Defendant was a stone mason and landscaping contractor. He and plaintiff were close personal friends. On April 19, 1947, defendant, being hard pressed for money to carry out his contracts, particularly to build an apartment over the two-car garage for plaintiff, the plaintiff agreed to loan defendant $5,000 as a revolving fund to use in his business. To raise this amount plaintiff put a mortgage for $5,000 on the home owned by himself and his wife and defendant agreed to repay the same by paying the installments due on the mortgage; defendant also entered into a contract to do certain work for plaintiff on the first floor of the garage, to obtain materials for the apartment, to get a carpenter, and to complete the apartment. Any excess of the amount loaned by plaintiff to defendant would be paid by plaintiff to defendant. It also appears that plaintiff's *343 son was employed by defendant during a part of their dealings although the son was paid no fixed salary.

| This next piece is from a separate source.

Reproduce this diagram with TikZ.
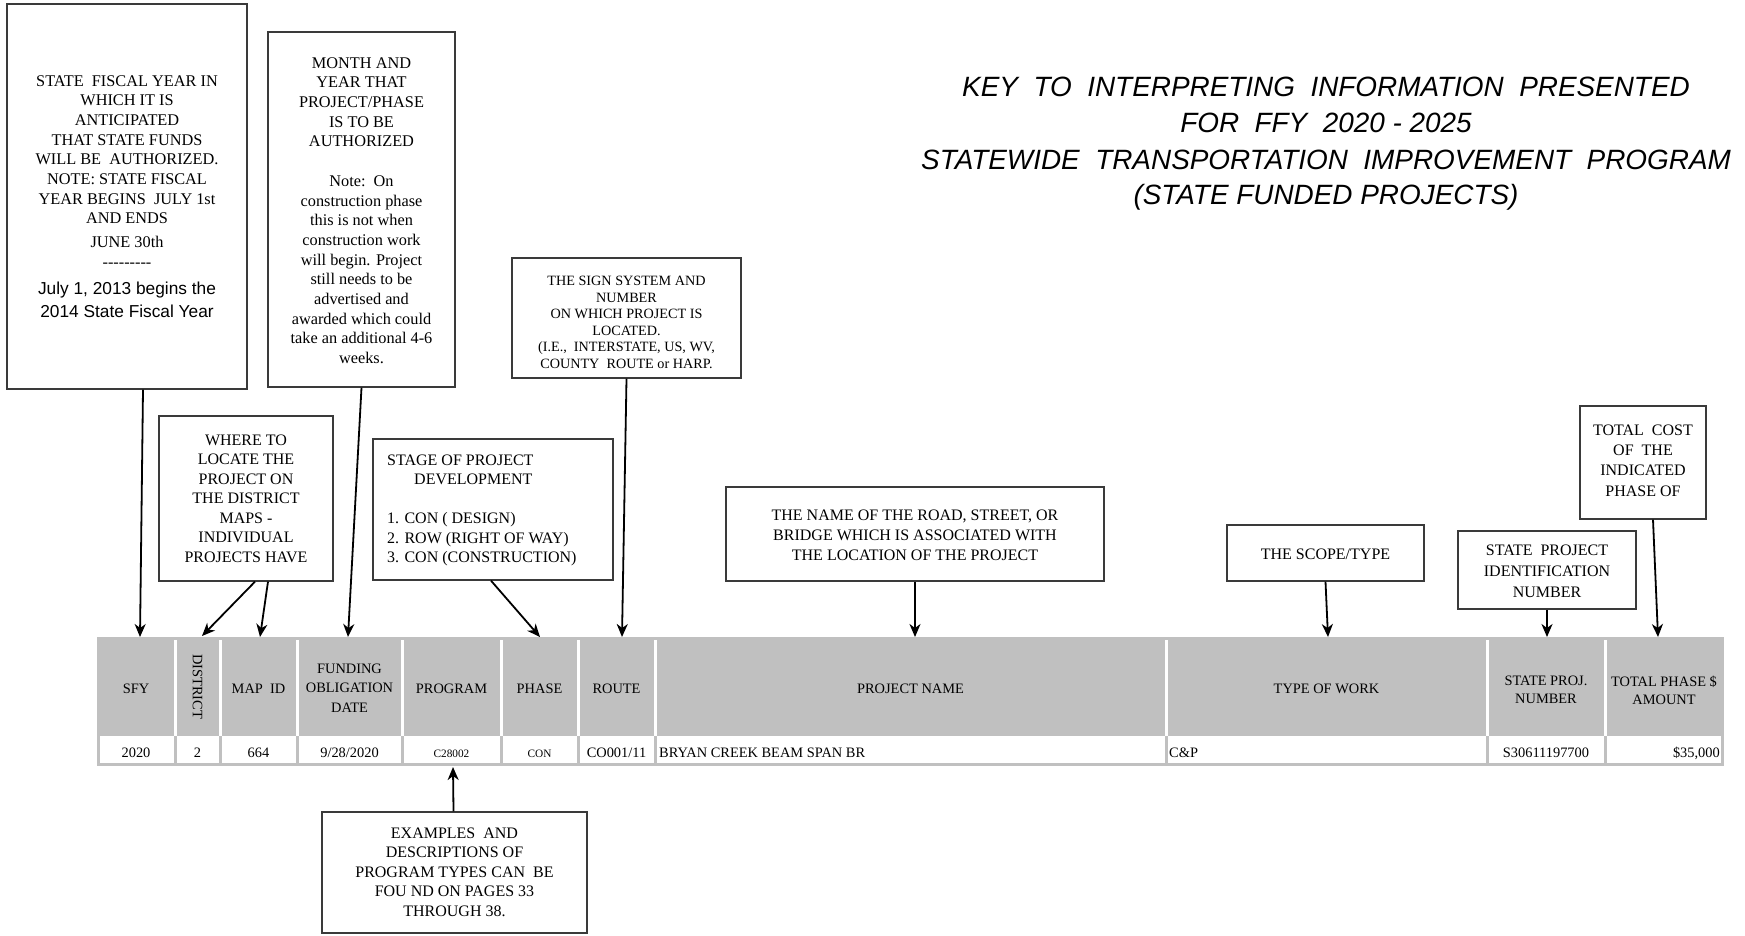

However, on May 24, 1946, and prior to this arrangement, a contract had been made between the plaintiff and the defendant whereby defendant would excavate rock out of the yard, do leveling, build a new driveway, lay a cement floor for a new two-car garage, take down an old garage, build stone walls, repair old walls, put in new walks, etc., according to a memorandum in writing whereby the agreement was to perform all work "ACCORDING TO THE ROUGH PLAN DRAWN BY THE FIRST PARTY AND APPROVED BY THE SECOND PARTY." This was to be done for the sum of $4,500. The rough plan was merely a map with certain spots marked "ROCKS TO BE EXCAVATED," "PROPOSED STONE WALL," etc. Other than this, it does not show a detailed specific plan nor time for payments.
This contract was never fully performed by the defendant notwithstanding the fact that plaintiff paid the full amount thereof and apparently, although the testimony is conflicting, there seemed to be modifications and additions, etc., as the work progressed which were not set forth in the so-called "rough plan."
The defendant-plaintiff in error alleges that there was a fatal variance between the allegations of the complaint, the proof and the findings of the court.
The advancement of the money was not disputed and the defendant in support of his claim of setoff produced evidence to the satisfaction of the court as to some of the items claimed for labor, materials and services furnished plaintiff.
The claim is made that the suit is based upon money loaned whereas the plaintiff proved and the court below allowed items of recovery as to alleged setoff which were based purely upon alleged breach of contract by defendant; *344 and that these findings were improper, as going beyond the scope of the complaint and of being improper subjects of setoff. However, the defendant himself in his answer set up a claim of setoff and plaintiff in defending against the setoff showed certain breaches of contract in his various dealings with the defendant and the parties went to trial upon the issues as to setoff and counter setoff, etc.
Another assignment of error is that the parol evidence rule was violated by the trial court in admitting evidence to vary the so-called "rough plan." The so-called written contract is on its face ambiguous and it further appears that oral modifications thereof were made from time to time. The court found that changes in various items of the original plan were mutually agreed upon, such as widening the garden spaces from ten to twenty feet, selling rock excavated to cover cost of fill-in soil, enlarging the length of the garage, substituting a low stone wall for a four-inch curb, and various other modifications were discussed in great detail by the trial judge. Under such circumstances this evidence falls within the exceptions of the parol evidence rule in that an ambiguous contract may be explained by oral testimony and oral modifications of a written contract may be shown by parol evidence.
Another contention of defendant on assignment of error was that the loan of $5,000 was not to himself personally but to a partnership in which plaintiff was supposed to be a silent partner. However, the court found against this contention and there is sufficient evidence to sustain the findings of the court. This court will not disturb the finding of a trial court where it depends upon the credibility of witnesses and the weight of evidence so long as there is more than a scintilla of evidence to sustain such finding. It is needless, therefore, to review the various items which the court allowed for defendant and plaintiff, respectively, and the items disallowed. The court reiterated several *345 times the lack of credibility of the defendant whose testimony was in conflict with that of the plaintiff and his witnesses.
However, the lower court erred in awarding as costs against defendant garnishee costs and fees charged by reason of garnishment of individuals who had no goods or effects of the defendant, who owed nothing to defendant, and who made uncontested returns to that effect. The court in awarding such costs over the objection of the defendant stated that the allowance of such items "is in accordance with the established practice." The court and both counsel obviously overlooked the provisions of the garnishment statute (R.L.H. 1945, § 10313) which specifically provides: "* * * As between the plaintiff and defendant, if the garnishee shall be discharged, the costs of the garnishment proceeding, including one dollar for each copy of summons and one dollar for each service of summons, shall be taxed against the plaintiff; but, if the garnishee shall be held, such costs and all such allowances as shall have been paid by the plaintiff to the garnishee shall be taxed against the defendant."
The judgment of the lower court is sustained save and except as to the garnishee costs taxed by reason of garnishment of several banks that had no funds or effects of defendant in their hands.